As far as I know, some official financial institutions have already begun studying a mechanism to melt the icebergs — to make debt mobile again. But the side effects are obvious: it would flood the market with junk bonds. That’s something the Americans have lived through in their own history. In truth, the trade-offs extend well beyond what’s described here — there are deeper layers of consequence not convenient to discuss openly.

Many prominent figures have fallen from power recently — all of it deeply connected to these icebergs. While the problems within the sector appear to have been caused by outside actors, the ones who have fallen are insiders. Every activity that creates social wealth also cultivates a group — even forges a power bloc.
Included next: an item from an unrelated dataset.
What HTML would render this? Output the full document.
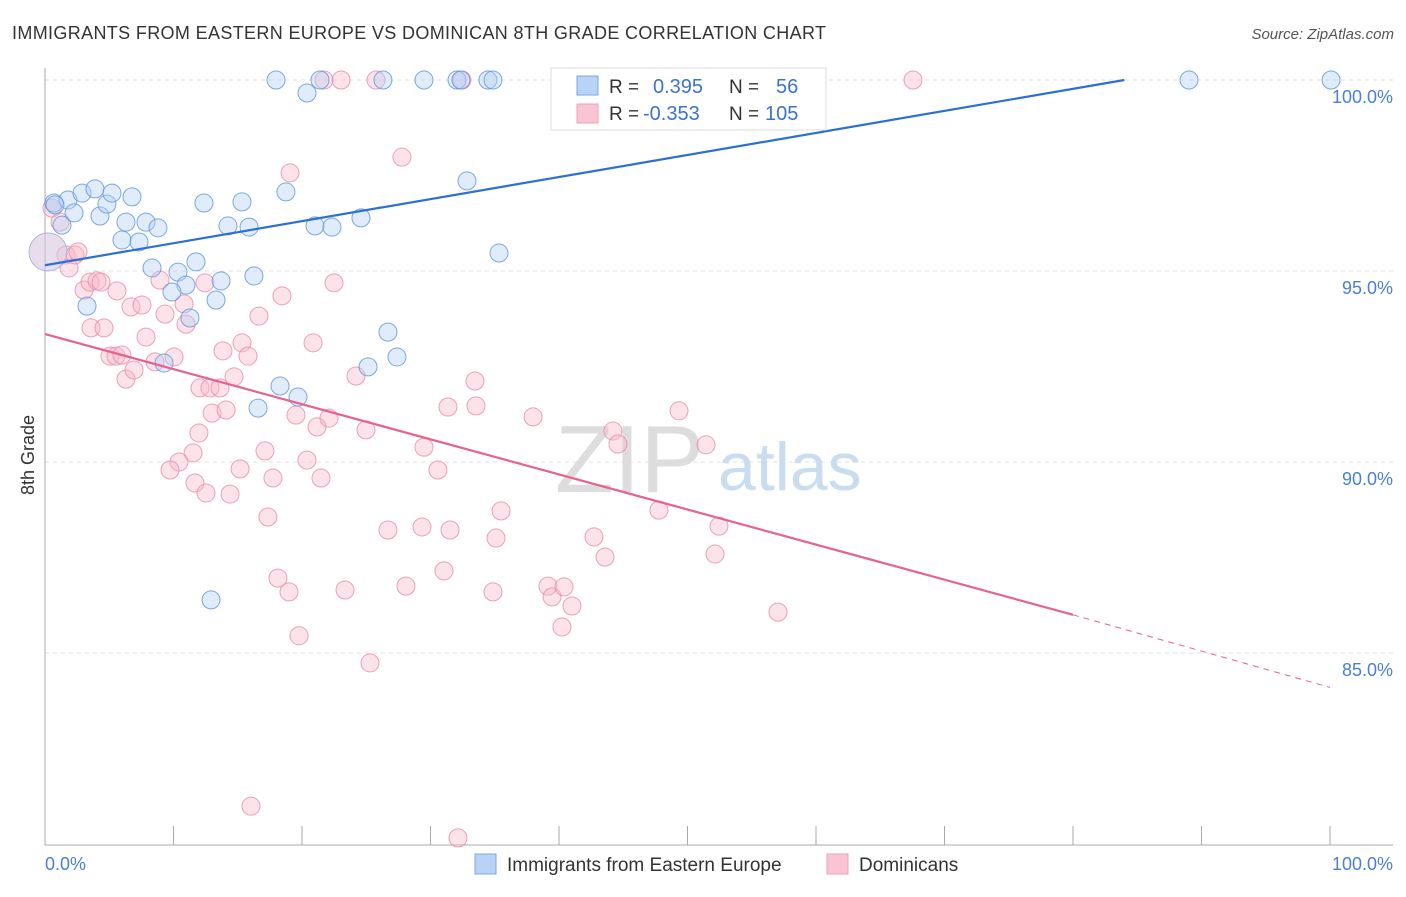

Once that bloc’s entangled interests cross the line between inside and outside — or link up with like-minded counterparts overseas — things become both complicated and dangerous.

This is much like the medieval European kings who, to curb the great lords, deliberately cultivated the clerical class — granting them land, privileges, even arming them. Over time, a new kind of priest-lord emerged, straddling both secular power and religious influence, forming a far more troublesome force.

As these priest-lords multiplied and their territories and influence expanded, the kings of Europe found themselves servants of the Pope.